_MATERIAL_.

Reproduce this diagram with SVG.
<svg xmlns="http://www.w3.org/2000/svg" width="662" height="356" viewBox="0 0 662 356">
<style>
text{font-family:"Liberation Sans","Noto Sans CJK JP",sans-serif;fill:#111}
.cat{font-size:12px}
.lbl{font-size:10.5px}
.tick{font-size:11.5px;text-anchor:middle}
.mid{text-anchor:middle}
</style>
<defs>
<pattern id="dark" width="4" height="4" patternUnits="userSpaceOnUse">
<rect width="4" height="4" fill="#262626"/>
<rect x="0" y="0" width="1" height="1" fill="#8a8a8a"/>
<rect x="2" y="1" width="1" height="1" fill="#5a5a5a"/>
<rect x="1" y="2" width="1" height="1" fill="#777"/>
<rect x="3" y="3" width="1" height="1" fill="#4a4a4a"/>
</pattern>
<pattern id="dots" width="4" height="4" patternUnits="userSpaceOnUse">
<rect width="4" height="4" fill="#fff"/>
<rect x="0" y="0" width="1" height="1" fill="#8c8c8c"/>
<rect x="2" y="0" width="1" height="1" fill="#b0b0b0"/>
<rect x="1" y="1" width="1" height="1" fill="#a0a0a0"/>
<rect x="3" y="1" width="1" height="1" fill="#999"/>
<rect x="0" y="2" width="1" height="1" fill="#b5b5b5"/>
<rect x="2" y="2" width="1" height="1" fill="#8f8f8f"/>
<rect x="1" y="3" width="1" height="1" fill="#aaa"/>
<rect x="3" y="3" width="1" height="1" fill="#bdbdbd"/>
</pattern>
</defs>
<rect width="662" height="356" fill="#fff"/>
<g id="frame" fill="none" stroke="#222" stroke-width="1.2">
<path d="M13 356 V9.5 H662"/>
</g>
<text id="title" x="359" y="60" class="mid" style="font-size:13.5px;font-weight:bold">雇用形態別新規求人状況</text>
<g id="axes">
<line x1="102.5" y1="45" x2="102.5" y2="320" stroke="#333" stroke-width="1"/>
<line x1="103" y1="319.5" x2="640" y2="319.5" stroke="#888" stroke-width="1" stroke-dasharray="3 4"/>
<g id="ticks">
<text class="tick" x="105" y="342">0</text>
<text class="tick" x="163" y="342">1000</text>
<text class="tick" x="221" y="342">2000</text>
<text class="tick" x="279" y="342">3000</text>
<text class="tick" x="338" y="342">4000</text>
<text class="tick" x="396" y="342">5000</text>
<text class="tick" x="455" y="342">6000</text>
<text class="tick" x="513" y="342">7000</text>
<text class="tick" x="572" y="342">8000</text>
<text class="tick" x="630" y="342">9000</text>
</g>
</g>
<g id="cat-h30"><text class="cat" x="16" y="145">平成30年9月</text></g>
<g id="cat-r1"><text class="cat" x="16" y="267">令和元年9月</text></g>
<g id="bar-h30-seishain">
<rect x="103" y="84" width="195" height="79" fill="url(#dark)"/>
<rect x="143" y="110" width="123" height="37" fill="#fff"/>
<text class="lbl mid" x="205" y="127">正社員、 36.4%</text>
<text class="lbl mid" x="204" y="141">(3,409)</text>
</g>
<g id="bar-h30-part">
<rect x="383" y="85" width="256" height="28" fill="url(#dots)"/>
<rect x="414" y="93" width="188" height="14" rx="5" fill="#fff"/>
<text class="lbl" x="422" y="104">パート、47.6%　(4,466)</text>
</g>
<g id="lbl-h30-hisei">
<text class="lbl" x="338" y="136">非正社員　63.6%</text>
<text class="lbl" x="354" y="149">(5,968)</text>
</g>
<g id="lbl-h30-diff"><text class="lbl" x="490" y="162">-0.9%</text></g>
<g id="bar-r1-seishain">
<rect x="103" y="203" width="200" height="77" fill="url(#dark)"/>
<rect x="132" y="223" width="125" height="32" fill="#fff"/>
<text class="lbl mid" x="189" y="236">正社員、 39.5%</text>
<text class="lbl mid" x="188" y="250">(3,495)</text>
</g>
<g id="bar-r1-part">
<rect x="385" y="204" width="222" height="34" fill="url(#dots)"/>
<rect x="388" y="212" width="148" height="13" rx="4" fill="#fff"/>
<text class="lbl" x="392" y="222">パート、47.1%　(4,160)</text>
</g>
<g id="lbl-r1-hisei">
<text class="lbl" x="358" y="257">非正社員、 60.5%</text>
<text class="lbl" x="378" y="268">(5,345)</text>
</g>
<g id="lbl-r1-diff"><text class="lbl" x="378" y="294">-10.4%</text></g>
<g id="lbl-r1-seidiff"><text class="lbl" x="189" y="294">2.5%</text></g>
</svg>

_EXERCISE PROMPT_. Transcribe the material above word for word.

_ANSWER FOR THIS EXERCISE_.
Reproduce this diagram with SVG.
<svg xmlns="http://www.w3.org/2000/svg" width="662" height="356" viewBox="0 0 662 356">
<style>
text{font-family:"Liberation Sans","Noto Sans CJK JP",sans-serif;fill:#111}
.cat{font-size:12px}
.lbl{font-size:10.5px}
.tick{font-size:11.5px;text-anchor:middle}
.mid{text-anchor:middle}
</style>
<defs>
<pattern id="dark" width="4" height="4" patternUnits="userSpaceOnUse">
<rect width="4" height="4" fill="#262626"/>
<rect x="0" y="0" width="1" height="1" fill="#8a8a8a"/>
<rect x="2" y="1" width="1" height="1" fill="#5a5a5a"/>
<rect x="1" y="2" width="1" height="1" fill="#777"/>
<rect x="3" y="3" width="1" height="1" fill="#4a4a4a"/>
</pattern>
<pattern id="dots" width="4" height="4" patternUnits="userSpaceOnUse">
<rect width="4" height="4" fill="#fff"/>
<rect x="0" y="0" width="1" height="1" fill="#8c8c8c"/>
<rect x="2" y="0" width="1" height="1" fill="#b0b0b0"/>
<rect x="1" y="1" width="1" height="1" fill="#a0a0a0"/>
<rect x="3" y="1" width="1" height="1" fill="#999"/>
<rect x="0" y="2" width="1" height="1" fill="#b5b5b5"/>
<rect x="2" y="2" width="1" height="1" fill="#8f8f8f"/>
<rect x="1" y="3" width="1" height="1" fill="#aaa"/>
<rect x="3" y="3" width="1" height="1" fill="#bdbdbd"/>
</pattern>
</defs>
<rect width="662" height="356" fill="#fff"/>
<g id="frame" fill="none" stroke="#222" stroke-width="1.2">
<path d="M13 356 V9.5 H662"/>
</g>
<text id="title" x="359" y="60" class="mid" style="font-size:13.5px;font-weight:bold">雇用形態別新規求人状況</text>
<g id="axes">
<line x1="102.5" y1="45" x2="102.5" y2="320" stroke="#333" stroke-width="1"/>
<line x1="103" y1="319.5" x2="640" y2="319.5" stroke="#888" stroke-width="1" stroke-dasharray="3 4"/>
<g id="ticks">
<text class="tick" x="105" y="342">0</text>
<text class="tick" x="163" y="342">1000</text>
<text class="tick" x="221" y="342">2000</text>
<text class="tick" x="279" y="342">3000</text>
<text class="tick" x="338" y="342">4000</text>
<text class="tick" x="396" y="342">5000</text>
<text class="tick" x="455" y="342">6000</text>
<text class="tick" x="513" y="342">7000</text>
<text class="tick" x="572" y="342">8000</text>
<text class="tick" x="630" y="342">9000</text>
</g>
</g>
<g id="cat-h30"><text class="cat" x="16" y="145">平成30年9月</text></g>
<g id="cat-r1"><text class="cat" x="16" y="267">令和元年9月</text></g>
<g id="bar-h30-seishain">
<rect x="103" y="84" width="195" height="79" fill="url(#dark)"/>
<rect x="143" y="110" width="123" height="37" fill="#fff"/>
<text class="lbl mid" x="205" y="127">正社員、 36.4%</text>
<text class="lbl mid" x="204" y="141">(3,409)</text>
</g>
<g id="bar-h30-part">
<rect x="383" y="85" width="256" height="28" fill="url(#dots)"/>
<rect x="414" y="93" width="188" height="14" rx="5" fill="#fff"/>
<text class="lbl" x="422" y="104">パート、47.6%　(4,466)</text>
</g>
<g id="lbl-h30-hisei">
<text class="lbl" x="338" y="136">非正社員　63.6%</text>
<text class="lbl" x="354" y="149">(5,968)</text>
</g>
<g id="lbl-h30-diff"><text class="lbl" x="490" y="162">-0.9%</text></g>
<g id="bar-r1-seishain">
<rect x="103" y="203" width="200" height="77" fill="url(#dark)"/>
<rect x="132" y="223" width="125" height="32" fill="#fff"/>
<text class="lbl mid" x="189" y="236">正社員、 39.5%</text>
<text class="lbl mid" x="188" y="250">(3,495)</text>
</g>
<g id="bar-r1-part">
<rect x="385" y="204" width="222" height="34" fill="url(#dots)"/>
<rect x="388" y="212" width="148" height="13" rx="4" fill="#fff"/>
<text class="lbl" x="392" y="222">パート、47.1%　(4,160)</text>
</g>
<g id="lbl-r1-hisei">
<text class="lbl" x="358" y="257">非正社員、 60.5%</text>
<text class="lbl" x="378" y="268">(5,345)</text>
</g>
<g id="lbl-r1-diff"><text class="lbl" x="378" y="294">-10.4%</text></g>
<g id="lbl-r1-seidiff"><text class="lbl" x="189" y="294">2.5%</text></g>
</svg>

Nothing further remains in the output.